WHAT YOU ARE ASKED TO DO: The lines from the top of the material below through the line containing "(submission) at (308.5,476)" are to be printed exactly, with pictures omitted.

MATERIAL:

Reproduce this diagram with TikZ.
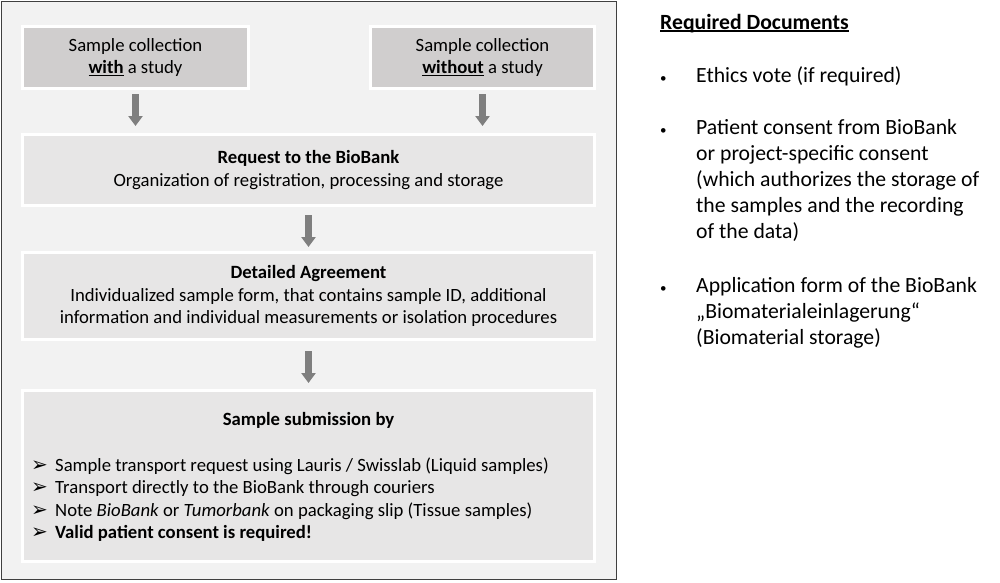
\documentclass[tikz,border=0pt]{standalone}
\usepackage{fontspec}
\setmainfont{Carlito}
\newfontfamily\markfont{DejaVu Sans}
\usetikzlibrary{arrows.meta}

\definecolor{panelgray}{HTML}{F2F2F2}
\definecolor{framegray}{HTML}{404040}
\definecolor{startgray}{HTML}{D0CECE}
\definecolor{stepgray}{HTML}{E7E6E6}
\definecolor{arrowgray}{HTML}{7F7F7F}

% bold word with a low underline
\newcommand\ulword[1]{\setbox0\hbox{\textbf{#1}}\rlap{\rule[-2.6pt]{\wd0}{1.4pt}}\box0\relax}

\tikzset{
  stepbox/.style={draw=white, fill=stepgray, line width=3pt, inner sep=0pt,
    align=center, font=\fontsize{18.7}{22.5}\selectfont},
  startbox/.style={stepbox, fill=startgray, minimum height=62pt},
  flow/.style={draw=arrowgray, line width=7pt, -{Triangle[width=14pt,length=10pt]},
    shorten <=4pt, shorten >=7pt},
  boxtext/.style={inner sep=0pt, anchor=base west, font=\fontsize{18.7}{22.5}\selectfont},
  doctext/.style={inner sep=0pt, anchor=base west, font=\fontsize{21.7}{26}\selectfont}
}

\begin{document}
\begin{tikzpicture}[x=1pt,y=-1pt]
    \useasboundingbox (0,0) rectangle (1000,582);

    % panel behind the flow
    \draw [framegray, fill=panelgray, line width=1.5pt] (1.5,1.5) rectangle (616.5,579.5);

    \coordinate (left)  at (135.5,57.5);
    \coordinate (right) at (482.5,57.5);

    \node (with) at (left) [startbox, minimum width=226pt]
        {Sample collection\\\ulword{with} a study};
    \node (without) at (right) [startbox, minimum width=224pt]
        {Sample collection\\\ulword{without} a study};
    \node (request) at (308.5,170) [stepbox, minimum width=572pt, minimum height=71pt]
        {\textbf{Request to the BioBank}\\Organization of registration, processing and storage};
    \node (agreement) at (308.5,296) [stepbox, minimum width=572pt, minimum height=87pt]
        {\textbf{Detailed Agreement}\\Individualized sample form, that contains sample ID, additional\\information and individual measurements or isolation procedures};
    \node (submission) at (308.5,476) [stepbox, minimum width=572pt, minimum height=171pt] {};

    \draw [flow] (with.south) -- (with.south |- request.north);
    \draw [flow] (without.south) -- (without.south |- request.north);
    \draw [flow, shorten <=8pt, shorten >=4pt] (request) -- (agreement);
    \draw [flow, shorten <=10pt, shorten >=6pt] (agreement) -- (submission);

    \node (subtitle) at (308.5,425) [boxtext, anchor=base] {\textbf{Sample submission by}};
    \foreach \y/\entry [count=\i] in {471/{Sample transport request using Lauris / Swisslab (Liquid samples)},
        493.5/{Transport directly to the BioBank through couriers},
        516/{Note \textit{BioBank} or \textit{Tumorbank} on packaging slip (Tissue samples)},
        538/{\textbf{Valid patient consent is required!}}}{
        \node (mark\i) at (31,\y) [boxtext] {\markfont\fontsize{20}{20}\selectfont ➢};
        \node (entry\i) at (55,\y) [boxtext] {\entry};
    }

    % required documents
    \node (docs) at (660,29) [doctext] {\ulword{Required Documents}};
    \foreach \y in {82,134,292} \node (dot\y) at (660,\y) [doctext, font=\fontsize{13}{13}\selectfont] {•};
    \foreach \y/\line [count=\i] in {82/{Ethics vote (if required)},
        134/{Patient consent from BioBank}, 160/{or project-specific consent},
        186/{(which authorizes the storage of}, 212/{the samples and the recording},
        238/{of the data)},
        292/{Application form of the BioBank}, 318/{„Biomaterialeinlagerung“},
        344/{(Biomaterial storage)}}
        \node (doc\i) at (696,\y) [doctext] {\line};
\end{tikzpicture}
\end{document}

WRITTEN RESPONSE:
Reproduce this diagram with TikZ.
\documentclass[tikz,border=0pt]{standalone}
\usepackage{fontspec}
\setmainfont{Carlito}
\newfontfamily\markfont{DejaVu Sans}
\usetikzlibrary{arrows.meta}

\definecolor{panelgray}{HTML}{F2F2F2}
\definecolor{framegray}{HTML}{404040}
\definecolor{startgray}{HTML}{D0CECE}
\definecolor{stepgray}{HTML}{E7E6E6}
\definecolor{arrowgray}{HTML}{7F7F7F}

% bold word with a low underline
\newcommand\ulword[1]{\setbox0\hbox{\textbf{#1}}\rlap{\rule[-2.6pt]{\wd0}{1.4pt}}\box0\relax}

\tikzset{
  stepbox/.style={draw=white, fill=stepgray, line width=3pt, inner sep=0pt,
    align=center, font=\fontsize{18.7}{22.5}\selectfont},
  startbox/.style={stepbox, fill=startgray, minimum height=62pt},
  flow/.style={draw=arrowgray, line width=7pt, -{Triangle[width=14pt,length=10pt]},
    shorten <=4pt, shorten >=7pt},
  boxtext/.style={inner sep=0pt, anchor=base west, font=\fontsize{18.7}{22.5}\selectfont},
  doctext/.style={inner sep=0pt, anchor=base west, font=\fontsize{21.7}{26}\selectfont}
}

\begin{document}
\begin{tikzpicture}[x=1pt,y=-1pt]
    \useasboundingbox (0,0) rectangle (1000,582);

    % panel behind the flow
    \draw [framegray, fill=panelgray, line width=1.5pt] (1.5,1.5) rectangle (616.5,579.5);

    \coordinate (left)  at (135.5,57.5);
    \coordinate (right) at (482.5,57.5);

    \node (with) at (left) [startbox, minimum width=226pt]
        {Sample collection\\\ulword{with} a study};
    \node (without) at (right) [startbox, minimum width=224pt]
        {Sample collection\\\ulword{without} a study};
    \node (request) at (308.5,170) [stepbox, minimum width=572pt, minimum height=71pt]
        {\textbf{Request to the BioBank}\\Organization of registration, processing and storage};
    \node (agreement) at (308.5,296) [stepbox, minimum width=572pt, minimum height=87pt]
        {\textbf{Detailed Agreement}\\Individualized sample form, that contains sample ID, additional\\information and individual measurements or isolation procedures};
    \node (submission) at (308.5,476) [stepbox, minimum width=572pt, minimum height=171pt] {};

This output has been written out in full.